Ok, we are going to stop here for a minute. You bring me to climax without sex?! Isn’t that a Tupac quote or lyric? Oh wait! Just hit me. That entire last bit is from Tupac. Plagiarism is not sexy or sweet; it’s a wrong.
Continued:
I would do anything for your forgiveness. I know without your forgiveness there is not much hope. I’m sorry will never be enough. It’s hard to believe this is where we are in our relationship. It hurts so much that you seem ok with this. I truly gave myself to you when I moved to (insert where we used to live). I never wanted anything other than your love. I love and the world knows it, except you I guess and that’s my fault. I never wanted you to change who you want to be, I accept you for you.
Let’s stop again for a moment. How is it hard to believe this is where we are? I’ve told him time and time again if he keeps doing the things he was then I was going to be done. He continued it like I was joking. I guess that’s because I forgave him so many times. He expects me to keep forgiving and forgiving the same things. He got so pissed at me the other day when I told him that when he keeps doing the same things to hurt me, he can no longer call them mistakes and he needs to own up and call them decisions because that’s what they are! (Holy Run-on Sentence, Batman!) Also he did not give himself fully when he moved. He expected me to do everything, take care of everything, act the way he wanted, and to be constantly happy even when he was yelling at me or threatening to leave. He’s never accepted me for me. He made fun of me for nearly everything about me. He accepted me for who he wants me to be not who I am!
Continued:
I will wait for you (inset my name here) even if it takes years. I believe in our love. I feel like they (yes, he really wrote they) will be detours but the road will pave it’s way back to us standing in the middle. You have my heart. I miss your eyes, lips, smell, hugs, most of all how happy you made me. I’m sure most of this doesn’t mean anything right now and most of this is just something I’ve already said.
No need to stop this time, that’s it. First of all, years? This is the guy who slept with 11 girls right after we split up before without a second thought? You’re going to wait years?! Doubt it. Second of all, I never made him happy! And if I did, he had a really fucked up way of showing it. All of the silent treatments and refusing to touch me or acting like my touch was repulsive to him. The calling me a cunt and a whore. The accusing me of cheating. The yelling and screaming that I never do anything and that I make him miserable. That’s happiness?!? I don’t understand how this can be anything close to happiness.
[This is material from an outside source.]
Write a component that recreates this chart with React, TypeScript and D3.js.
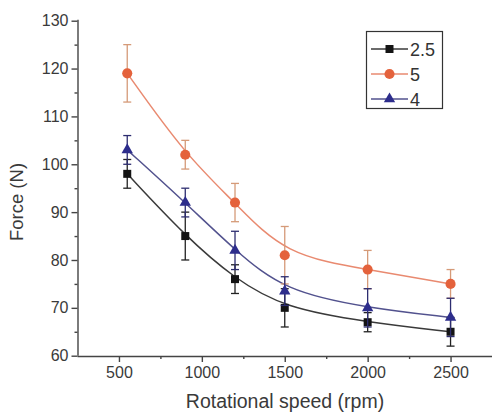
import React, { useEffect, useRef } from 'react'
import * as d3 from 'd3'

// rotational speed (rpm)
const speeds = [550, 900, 1200, 1500, 2000, 2500]

// force (N) and error half-widths for each series
const force25 = [98, 85, 76, 70, 67, 65]
const err25 = [3, 5, 3, 4, 2, 3]
const force5 = [119, 102, 92, 81, 78, 75]
const err5 = [6, 3, 4, 6, 4, 3]
const force4 = [103, 92, 82, 73.5, 70, 68]
const err4 = [3, 3, 4, 3, 4, 4]

const seriesNames = ['2.5', '5', '4']
const xTicks = [500, 1000, 1500, 2000, 2500]
const yTicks = [60, 70, 80, 90, 100, 110, 120, 130]

const FONT = 'Liberation Sans, Arial, sans-serif'

function App () {
  const ref = useRef<SVGSVGElement>(null)

  useEffect(() => {
    const svg = d3.select(ref.current)
    svg.selectAll('*').remove()

    const width = 492
    const height = 415
    const margin = { top: 21, right: 0, bottom: 59, left: 77.5 }

    const x = d3.scaleLinear()
      .domain([250, 2750])
      .range([margin.left, width - margin.right])
    const y = d3.scaleLinear()
      .domain([60, 130])
      .range([height - margin.bottom - 0.3, margin.top - 0.3])

    const series = [
      { name: seriesNames[0], values: force25, errs: err25, marker: 'square', fill: '#141414', line: '#3a3a3a', bar: '#222' },
      { name: seriesNames[1], values: force5, errs: err5, marker: 'circle', fill: '#e4623c', line: '#e98a70', bar: '#d59a78' },
      { name: seriesNames[2], values: force4, errs: err4, marker: 'triangle', fill: '#2d2d8c', line: '#52528e', bar: '#2d2d70' }
    ]

    const symbolOf = (m: string) => {
      if (m === 'square') return d3.symbol(d3.symbolSquare, 64)
      if (m === 'circle') return d3.symbol(d3.symbolCircle, 80)
      return d3.symbol(d3.symbolTriangle, 56)
    }

    // axes
    const yAxis = svg.append('g')
      .attr('transform', 'translate(' + margin.left + ',0)')
      .call(d3.axisLeft(y).tickValues(yTicks).tickSize(6).tickPadding(3).tickFormat(d3.format('d')))
    const yMinor = svg.append('g')
      .attr('transform', 'translate(' + margin.left + ',0)')
      .call(d3.axisLeft(y).tickValues(d3.range(65, 130, 10)).tickSize(3).tickFormat(() => ''))
    yMinor.select('.domain').remove()

    const xAxis = svg.append('g')
      .attr('transform', 'translate(0,' + (height - margin.bottom) + ')')
      .call(d3.axisBottom(x).tickValues(xTicks).tickSize(6).tickPadding(5).tickFormat(d3.format('d')))
    const xMinor = svg.append('g')
      .attr('transform', 'translate(0,' + (height - margin.bottom) + ')')
      .call(d3.axisBottom(x).tickValues([750, 1250, 1750, 2250]).tickSize(3).tickFormat(() => ''))
    xMinor.select('.domain').remove()

    svg.selectAll('.domain, .tick line')
      .attr('stroke', '#444')
      .attr('stroke-width', 1.4)
    yAxis.select('.domain').attr('d', 'M0.5,' + y(60) + 'V' + (y(130) - 1))
    xAxis.select('.domain').attr('d', 'M' + margin.left + ',0.5H' + width)
    svg.selectAll('.tick text')
      .attr('fill', '#3a3a3a')
      .style('font-family', FONT)
      .style('font-size', '16px')

    // fitted curves
    const line = d3.line<number>()
      .x((d, i) => x(speeds[i]))
      .y(d => y(d))
      .curve(d3.curveBasis)

    series.forEach(s => {
      svg.append('path')
        .datum(s.values)
        .attr('fill', 'none')
        .attr('stroke', s.line)
        .attr('stroke-width', 1.5)
        .attr('d', line)
    })

    // error bars and markers
    series.forEach(s => {
      const g = svg.append('g')
      s.values.forEach((v, i) => {
        const cx = x(speeds[i])
        const lo = y(v - s.errs[i])
        const hi = y(v + s.errs[i])
        g.append('line')
          .attr('x1', cx).attr('x2', cx).attr('y1', lo).attr('y2', hi)
          .attr('stroke', s.bar).attr('stroke-width', 1.3)
        ;[lo, hi].forEach(yy => {
          g.append('line')
            .attr('x1', cx - 4).attr('x2', cx + 4).attr('y1', yy).attr('y2', yy)
            .attr('stroke', s.bar).attr('stroke-width', 1.3)
        })
      })
      g.selectAll('path.mark')
        .data(s.values)
        .enter()
        .append('path')
        .attr('class', 'mark')
        .attr('d', symbolOf(s.marker))
        .attr('transform', (d, i) => 'translate(' + x(speeds[i]) + ',' + y(d) + ')')
        .attr('fill', s.fill)
    })

    // axis titles
    svg.append('text')
      .attr('x', 285)
      .attr('y', 408)
      .attr('text-anchor', 'middle')
      .attr('fill', '#3a3a3a')
      .style('font-family', FONT)
      .style('font-size', '19.5px')
      .text('Rotational speed (rpm)')

    svg.append('g')
      .attr('transform', 'translate(23,202)')
      .append('text')
      .attr('text-anchor', 'middle')
      .attr('transform', 'rotate(-90)')
      .attr('fill', '#3a3a3a')
      .style('font-family', FONT)
      .style('font-size', '18.5px')
      .text('Force (N)')

    // legend
    const lg = svg.append('g')
    lg.append('rect')
      .attr('x', 366.5).attr('y', 31.5).attr('width', 76).attr('height', 77)
      .attr('fill', 'white').attr('stroke', '#333').attr('stroke-width', 1.2)
    series.forEach((s, i) => {
      const ly = 49 + i * 25
      lg.append('line')
        .attr('x1', 371).attr('x2', 408).attr('y1', ly).attr('y2', ly)
        .attr('stroke', s.line).attr('stroke-width', 1.5)
      lg.append('path')
        .attr('d', symbolOf(s.marker))
        .attr('transform', 'translate(389.5,' + ly + ')')
        .attr('fill', s.fill)
      lg.append('text')
        .attr('x', 410)
        .attr('y', ly + 6.5)
        .attr('fill', '#333')
        .style('font-family', FONT)
        .style('font-size', '18px')
        .text(s.name)
    })
  }, [])

  return (
    <svg
      ref={ref}
      width={492}
      height={415}
      style={{ position: 'absolute', left: 0, top: 0, background: 'white' }}
    />
  )
}

export default App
I brought the lawyer the money to start the divorce process. I need to work on the paperwork he sent me. I feel like J doesn’t believe I’m actually finished with him and that I’m going to take him back once I cool down. I’m not going to. I can’t keep putting myself in this situation. I can’t have my kids witness the extreme ups and downs of our relationship and think that’s how life is supposed to be. He’s just going to have to move on.
I’m going to give him this shirt back that he brought me. I do not want gifts from him. He can give to the kids but he needs to understand that we aren’t together anymore and by accepting things he buys, I’m not proving that to him.
Well, I hope everyone else has a good Valentine’s Day. Lol
Hope you get yourself out of that destructive relationship. There may be a really good one out there waiting for you.
Warning Comment
Stay strong, he doesn’t deserve you.